Yesterday morning the tables turned.
Now, pretty much every Saturday morning finds me at the farmers' market. That's not unusual. Maybe it's the hot coffee, or perhaps it's the 15 kinds of goat cheese available for sampling, but I have the uncanny knack of waking up on Saturdays without my alarm clock, if I know that's where I'm going. Before I go to bed, I tell myself, "You can have plantain spring rolls for breakfast if you wake up in time!" It works like magic.
But this Saturday was different. Don’t get me wrong, I was still eating spring rolls - but as shoppers strolled around our neighborhood's fledgling Peoples' Market, I sat firmly planted in a seat. Behind a table. My table. My gardening partner Ricky sat beside me, making change and small talk as I slid our products closer to the front of the table, freshened the herbs, and rearranged the flowers. I kept expecting someone to cry, "Hey you! You're not a farmer! What are you doing?" But they didn't. They just bought our plants and smiled.
This trimphant morning was the result of four months of planning, working, and waiting. A cold afternoon in January, Ricky and I sat at my kitchen table with two mugs of tea and a stack of heirloom seed catalogues. "I know it's crazy," I said, "but we have to try this. I had this moment this afternoon... I was watering the collards in the back yard, and I was filling the bucket from our rain barrel, and all of a sudden I was awash in this wave of… like… pure joy. A wave of… I don't know how to describe it. Realness. Like, at that moment I was my authentic, unadulterated self. I don't get that feeling from anything else I do, besides gardening and farming. And maybe cooking."
Ricky grinned at me, half-teasing, half-understanding. "I know exactly what you mean," she said. "I get that feeling too. Very occasionally. When I'm doing something that I really believe in, that feels right and true to me. Like I'm taking a step towards I believe in."
"God, we're so cheesy," I groaned. "Anyone who is listening to this conversation is barfing on themselves right now. But seriously. I don't know how else to say it except that I feel really called to try this. And I want to give it a shot."

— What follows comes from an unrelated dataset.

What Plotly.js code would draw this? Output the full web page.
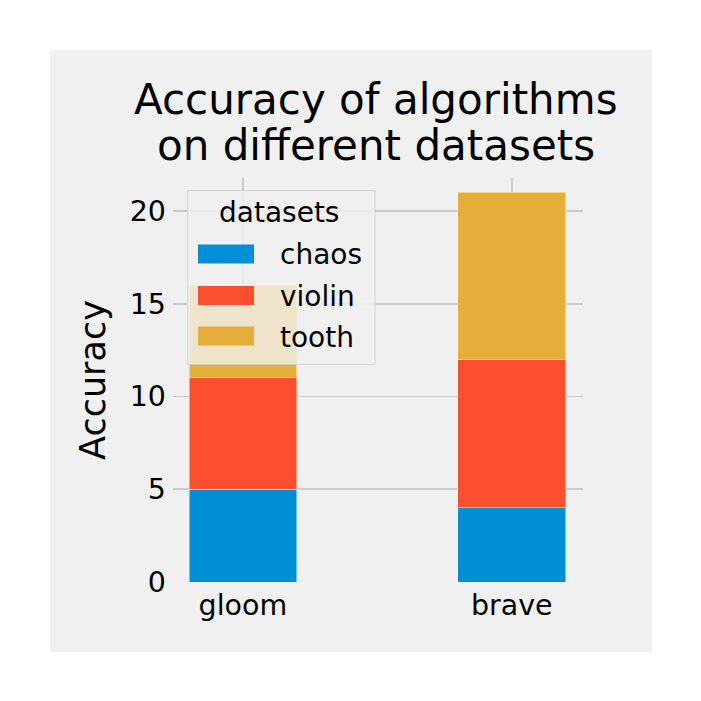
<!DOCTYPE html>
<html>
<head>
<meta charset="utf-8">
<script src="https://cdn.plot.ly/plotly-3.0.1.min.js"></script>
<style>
  html, body { margin: 0; padding: 0; background: #ffffff; width: 701px; height: 701px; overflow: hidden; }
  #chart { position: absolute; left: 50px; top: 50px; width: 602px; height: 602px; }
</style>
</head>
<body>
<div id="chart"></div>
<script>
// ---- data ----
const categories = ['gloom', 'brave'];
const seriesNames = ['chaos', 'violin', 'tooth'];
const chaos = [5, 4];
const violin = [6, 8];
const tooth = [5, 9];
const yTicks = [0, 5, 10, 15, 20];
const titleLines = ['Accuracy of algorithms', 'on different datasets'];
const yTitle = 'Accuracy';
const legendTitle = 'datasets';

// ---- style ----
const colors = ['#008fd5', '#fc4f30', '#e5ae38'];
const FONT = 'DejaVu Sans, sans-serif';
const OFF = 50;                       // div offset in page
const L = 123, T = 128, W = 410, H = 404; // plot area inside div
const px = X => (X - OFF - L) / W;
const py = Y => 1 - (Y - OFF - T) / H;

const values = [chaos, violin, tooth];
const traces = seriesNames.map((name, i) => ({
  type: 'bar',
  name: name,
  x: categories,
  y: values[i],
  width: 0.4,
  marker: { color: colors[i], line: { color: 'rgba(255,255,255,0.45)', width: 1 } },
  showlegend: false,
  hoverinfo: 'x+y+name'
}));

// custom legend (matplotlib-like wide patches)
const legendRowsY = [254, 295.5, 336];
const shapes = [
  { type: 'rect', xref: 'paper', yref: 'paper', layer: 'above',
    x0: px(187.5), x1: px(375), y0: py(364.5), y1: py(190.5),
    fillcolor: 'rgba(240,240,240,0.8)', line: { color: 'rgba(205,205,205,0.8)', width: 1 } }
];
const annotations = [];
seriesNames.forEach((name, i) => {
  shapes.push({ type: 'rect', xref: 'paper', yref: 'paper', layer: 'above',
    x0: px(198), x1: px(254), y0: py(legendRowsY[i] + 9.5), y1: py(legendRowsY[i] - 9.5),
    fillcolor: colors[i], line: { width: 0 } });
  annotations.push({ xref: 'paper', yref: 'paper', x: px(278), y: py(legendRowsY[i] + 1),
    xanchor: 'left', yanchor: 'middle', showarrow: false, text: name,
    font: { family: FONT, size: 28, color: '#000000' } });
});
annotations.push({ xref: 'paper', yref: 'paper', x: px(279), y: py(212),
  xanchor: 'center', yanchor: 'middle', showarrow: false, text: legendTitle,
  font: { family: FONT, size: 28, color: '#000000' } });

// title lines
const titleY = [99, 146];
titleLines.forEach((t, i) => {
  annotations.push({ xref: 'paper', yref: 'paper', x: px(376), y: py(titleY[i]),
    xanchor: 'center', yanchor: 'middle', showarrow: false, text: t,
    font: { family: FONT, size: 42, color: '#000000' } });
});

const layout = {
  width: 602, height: 602,
  margin: { l: L, r: 602 - L - W, t: T, b: 602 - T - H, pad: 0 },
  paper_bgcolor: '#f0f0f0',
  plot_bgcolor: '#f0f0f0',
  font: { family: FONT, size: 28, color: '#000000' },
  barmode: 'stack',
  bargap: 0,
  showlegend: false,
  xaxis: {
    type: 'category',
    range: [-0.26, 1.265],
    showgrid: true, gridcolor: '#cbcbcb', gridwidth: 1.6,
    zeroline: false, showline: false, ticks: '',
    tickfont: { family: FONT, size: 28.5, color: '#000000' },
    ticklabelstandoff: 3,
    fixedrange: true
  },
  yaxis: {
    range: [0, 21.78],
    tickvals: yTicks,
    ticktext: yTicks.map(String),
    showgrid: true, gridcolor: '#cbcbcb', gridwidth: 1.6,
    zeroline: false, showline: false, ticks: '',
    tickfont: { family: FONT, size: 28.5, color: '#000000' },
    ticklabelstandoff: 6,
    title: { text: yTitle, font: { family: FONT, size: 35, color: '#000000' }, standoff: 13 },
    automargin: false,
    fixedrange: true
  },
  shapes: shapes,
  annotations: annotations
};

Plotly.newPlot('chart', traces, layout, { displayModeBar: false, staticPlot: true });
</script>
</body>
</html>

And so, armed with almost no materials, we set off on our revolution. With less than $300, two shovels, one hoe, and a three-tined pitchfork, we devised a plan. Our goal: agriculture in the city. Reaquainting ourselves and our community with food and agriculture, the fundamental skill of survival. Providing fresh produce for our working-class neighborhood; earning a living by following our passion; severing our community's dependence on agribusiness; protecting our food supply by propagating heirloom seeds; mitigating our environmental footprint by growing local food.
Back in January, I couldn't decide if we were insane or brilliant. (Sometimes it's a fine line.) We had no land. No money. No machinery. No tools. No model, no plan, no infrastructure. And yet… we did have supportive friends. A needy community. Passion and excitement, and a habit of getting things done in the most bootleg manner possible.
Today, in May, I'm still not sure whether we're nuts or not. Our project is still in its infancy. Our finances are still most definitely in the red. But we're learning a lot - about plants, but also about our community and ourselves. In the past few months I've read a lot of books and watched a lot of documentaries about revolutionary agriculture. Those stories, the knowledge that other nutty people are out there doing the same thing we are, has made me realize the importance of telling our story. Over the next few months, I hope to catch readers up on the first few months our urban agriculture adventure, and keep you updated as the summer unfolds. There's drama in the dirt.